* DATASET EXTRACT *
.....

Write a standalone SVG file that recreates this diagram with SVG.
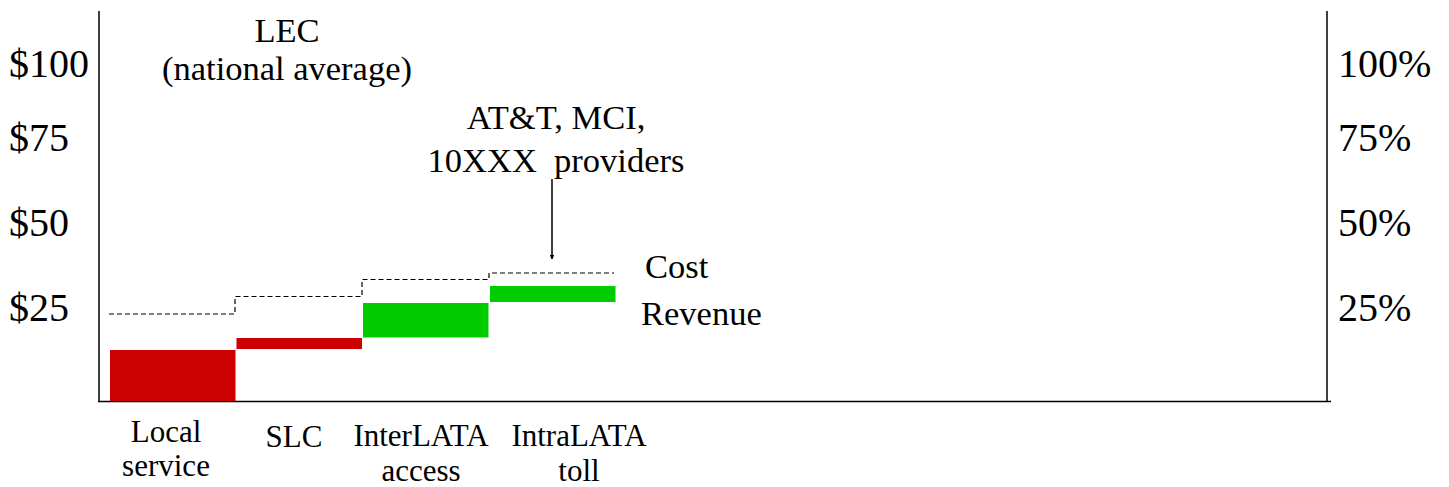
<svg xmlns="http://www.w3.org/2000/svg" width="1449" height="487" viewBox="0 0 1449 487">
<style>
text{font-family:"Liberation Serif","Times New Roman",serif;fill:#000}
.ax{font-size:40px}
.lb{font-size:34.5px}
.cat{font-size:31px;text-anchor:middle}
.axis{stroke:#000;stroke-width:1.5;fill:none}
.dash{stroke:#000;stroke-width:1.2;fill:none;stroke-dasharray:5 3}
.red{fill:#cc0000}
.green{fill:#00cc00}
</style>
<defs>
<marker id="ah" viewBox="0 0 10 10" refX="9" refY="5" markerWidth="5" markerHeight="5" orient="auto" markerUnits="userSpaceOnUse">
<path d="M0,0 L10,5 L0,10 z" fill="#000"/>
</marker>
</defs>
<g id="axes">
<line class="axis" x1="99" y1="11" x2="99" y2="401.5"/>
<line class="axis" x1="1327" y1="11" x2="1327" y2="401.5"/>
<line class="axis" x1="98" y1="401.5" x2="1331" y2="401.5"/>
</g>
<g id="left-labels">
<text class="ax" x="9" y="77">$100</text>
<text class="ax" x="9" y="151">$75</text>
<text class="ax" x="9" y="236">$50</text>
<text class="ax" x="9" y="321">$25</text>
</g>
<g id="right-labels">
<text class="ax" x="1338" y="77">100%</text>
<text class="ax" x="1338" y="151">75%</text>
<text class="ax" x="1338" y="236">50%</text>
<text class="ax" x="1338" y="321">25%</text>
</g>
<g id="bars">
<rect id="bar-local" class="red" x="110" y="350" width="125.5" height="51"/>
<rect id="bar-slc" class="red" x="236.5" y="338" width="125.5" height="11"/>
<rect id="bar-interlata" class="green" x="363" y="303" width="125.5" height="34.5"/>
<rect id="bar-intralata" class="green" x="490" y="286" width="125.5" height="16"/>
</g>
<g id="connectors">
<path id="cost-line" class="dash" d="M109,314 H235 V296.5 H362 V279.5 H489 V273 H614"/>
<line id="arrow" x1="552" y1="179" x2="552" y2="259" stroke="#000" stroke-width="1.5" marker-end="url(#ah)"/>
</g>
<g id="lec-label">
<text class="lb" x="287" y="42" text-anchor="middle">LEC</text>
<text class="lb" x="287" y="80" text-anchor="middle">(national average)</text>
</g>
<g id="provider-label">
<text class="lb" x="556" y="129" text-anchor="middle">AT&amp;T, MCI,</text>
<text class="lb" x="556" y="172" text-anchor="middle" xml:space="preserve">10XXX  providers</text>
</g>
<g id="legend">
<text class="lb" x="645" y="278">Cost</text>
<text class="lb" x="641" y="325">Revenue</text>
</g>
<g id="categories">
<text class="cat" x="166" y="442">Local</text>
<text class="cat" x="166" y="476">service</text>
<text class="cat" x="294" y="447">SLC</text>
<text class="cat" x="421" y="446">InterLATA</text>
<text class="cat" x="421" y="481">access</text>
<text class="cat" x="579" y="446">IntraLATA</text>
<text class="cat" x="579" y="481">toll</text>
</g>
</svg>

.....

* TASK INSTRUCTIONS *
Transcribe the listing in full and omit the pictures.

* RESPONSE TO THE EXERCISE *
Write a standalone SVG file that recreates this diagram with SVG.
<svg xmlns="http://www.w3.org/2000/svg" width="1449" height="487" viewBox="0 0 1449 487">
<style>
text{font-family:"Liberation Serif","Times New Roman",serif;fill:#000}
.ax{font-size:40px}
.lb{font-size:34.5px}
.cat{font-size:31px;text-anchor:middle}
.axis{stroke:#000;stroke-width:1.5;fill:none}
.dash{stroke:#000;stroke-width:1.2;fill:none;stroke-dasharray:5 3}
.red{fill:#cc0000}
.green{fill:#00cc00}
</style>
<defs>
<marker id="ah" viewBox="0 0 10 10" refX="9" refY="5" markerWidth="5" markerHeight="5" orient="auto" markerUnits="userSpaceOnUse">
<path d="M0,0 L10,5 L0,10 z" fill="#000"/>
</marker>
</defs>
<g id="axes">
<line class="axis" x1="99" y1="11" x2="99" y2="401.5"/>
<line class="axis" x1="1327" y1="11" x2="1327" y2="401.5"/>
<line class="axis" x1="98" y1="401.5" x2="1331" y2="401.5"/>
</g>
<g id="left-labels">
<text class="ax" x="9" y="77">$100</text>
<text class="ax" x="9" y="151">$75</text>
<text class="ax" x="9" y="236">$50</text>
<text class="ax" x="9" y="321">$25</text>
</g>
<g id="right-labels">
<text class="ax" x="1338" y="77">100%</text>
<text class="ax" x="1338" y="151">75%</text>
<text class="ax" x="1338" y="236">50%</text>
<text class="ax" x="1338" y="321">25%</text>
</g>
<g id="bars">
<rect id="bar-local" class="red" x="110" y="350" width="125.5" height="51"/>
<rect id="bar-slc" class="red" x="236.5" y="338" width="125.5" height="11"/>
<rect id="bar-interlata" class="green" x="363" y="303" width="125.5" height="34.5"/>
<rect id="bar-intralata" class="green" x="490" y="286" width="125.5" height="16"/>
</g>
<g id="connectors">
<path id="cost-line" class="dash" d="M109,314 H235 V296.5 H362 V279.5 H489 V273 H614"/>
<line id="arrow" x1="552" y1="179" x2="552" y2="259" stroke="#000" stroke-width="1.5" marker-end="url(#ah)"/>
</g>
<g id="lec-label">
<text class="lb" x="287" y="42" text-anchor="middle">LEC</text>
<text class="lb" x="287" y="80" text-anchor="middle">(national average)</text>
</g>
<g id="provider-label">
<text class="lb" x="556" y="129" text-anchor="middle">AT&amp;T, MCI,</text>
<text class="lb" x="556" y="172" text-anchor="middle" xml:space="preserve">10XXX  providers</text>
</g>
<g id="legend">
<text class="lb" x="645" y="278">Cost</text>
<text class="lb" x="641" y="325">Revenue</text>
</g>
<g id="categories">
<text class="cat" x="166" y="442">Local</text>
<text class="cat" x="166" y="476">service</text>
<text class="cat" x="294" y="447">SLC</text>
<text class="cat" x="421" y="446">InterLATA</text>
<text class="cat" x="421" y="481">access</text>
<text class="cat" x="579" y="446">IntraLATA</text>
<text class="cat" x="579" y="481">toll</text>
</g>
</svg>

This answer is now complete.